An important accomplishment of American Imperialism’s Undead is its recuperation of the significance of actors whose radicalism was shaped by their engagement with the occupation and whose importance to pan-African and Caribbean anticolonial radicalism has been underplayed. Chapter 4, “Gendering the Occupation,” focuses on the women of the Universal Negro Improvement Association, whose “community feminism” opened spaces for Haitian voices, challenged masculinist emphases, and made critical contributions to the work of male Caribbean anticolonialists (pp. 110–12) and black female playwrights like Spence, who laced visions of gender solidarity with critiques of imperialism and capital. Chapter 6 reveals Padmore’s important role in shaping African and Caribbean programs for decolonization, frequently employing the case of Haiti to illustrate the dangers of neocolonialism. His ties to Jomo Kenyatta and others illustrate how opposition to the occupation in and beyond Haiti helped to shape emergent anticolonial nationalism in Africa.

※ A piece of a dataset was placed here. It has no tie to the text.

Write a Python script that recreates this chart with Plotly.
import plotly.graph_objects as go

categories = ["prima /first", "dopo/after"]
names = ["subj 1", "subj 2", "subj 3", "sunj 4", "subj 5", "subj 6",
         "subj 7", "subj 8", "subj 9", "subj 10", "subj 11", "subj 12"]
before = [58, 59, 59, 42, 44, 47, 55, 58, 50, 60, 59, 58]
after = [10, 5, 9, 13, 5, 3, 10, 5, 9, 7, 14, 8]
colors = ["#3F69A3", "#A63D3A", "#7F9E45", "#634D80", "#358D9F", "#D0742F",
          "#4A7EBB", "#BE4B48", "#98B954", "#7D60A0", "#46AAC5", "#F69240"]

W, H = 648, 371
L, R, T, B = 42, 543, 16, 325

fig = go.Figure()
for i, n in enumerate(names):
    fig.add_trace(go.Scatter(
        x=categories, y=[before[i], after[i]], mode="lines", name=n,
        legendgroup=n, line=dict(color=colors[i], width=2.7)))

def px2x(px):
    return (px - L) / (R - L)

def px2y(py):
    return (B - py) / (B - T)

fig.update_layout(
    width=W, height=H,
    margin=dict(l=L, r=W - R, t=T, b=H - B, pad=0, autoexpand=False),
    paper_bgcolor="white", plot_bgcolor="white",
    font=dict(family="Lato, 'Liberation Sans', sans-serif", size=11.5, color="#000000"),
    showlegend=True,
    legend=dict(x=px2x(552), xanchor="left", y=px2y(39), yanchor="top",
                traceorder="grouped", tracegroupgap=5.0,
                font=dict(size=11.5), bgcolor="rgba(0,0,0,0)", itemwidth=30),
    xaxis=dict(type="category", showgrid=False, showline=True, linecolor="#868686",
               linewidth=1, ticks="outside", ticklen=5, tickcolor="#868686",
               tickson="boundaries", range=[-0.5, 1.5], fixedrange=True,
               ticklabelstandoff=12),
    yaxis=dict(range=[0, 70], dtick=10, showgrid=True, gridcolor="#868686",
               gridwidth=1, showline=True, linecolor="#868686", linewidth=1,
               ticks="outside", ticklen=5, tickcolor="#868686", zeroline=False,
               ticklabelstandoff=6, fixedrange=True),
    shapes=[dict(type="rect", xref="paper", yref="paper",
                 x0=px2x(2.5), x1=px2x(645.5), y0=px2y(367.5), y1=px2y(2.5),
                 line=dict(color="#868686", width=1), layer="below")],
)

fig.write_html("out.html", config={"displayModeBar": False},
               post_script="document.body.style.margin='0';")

With skillful research and probing analyses, Dalleo shows the difference a focus on the occupation makes as he reveals the lively cross-fertilizations that shaped Caribbean and African diasporic thought in the middle decades of the twentieth century. American Imperialism’s Undead establishes the defining role played by the occupation in Caribbean self-fashioning and in the emergence and evolution of anticolonialism between 1915 and 1950.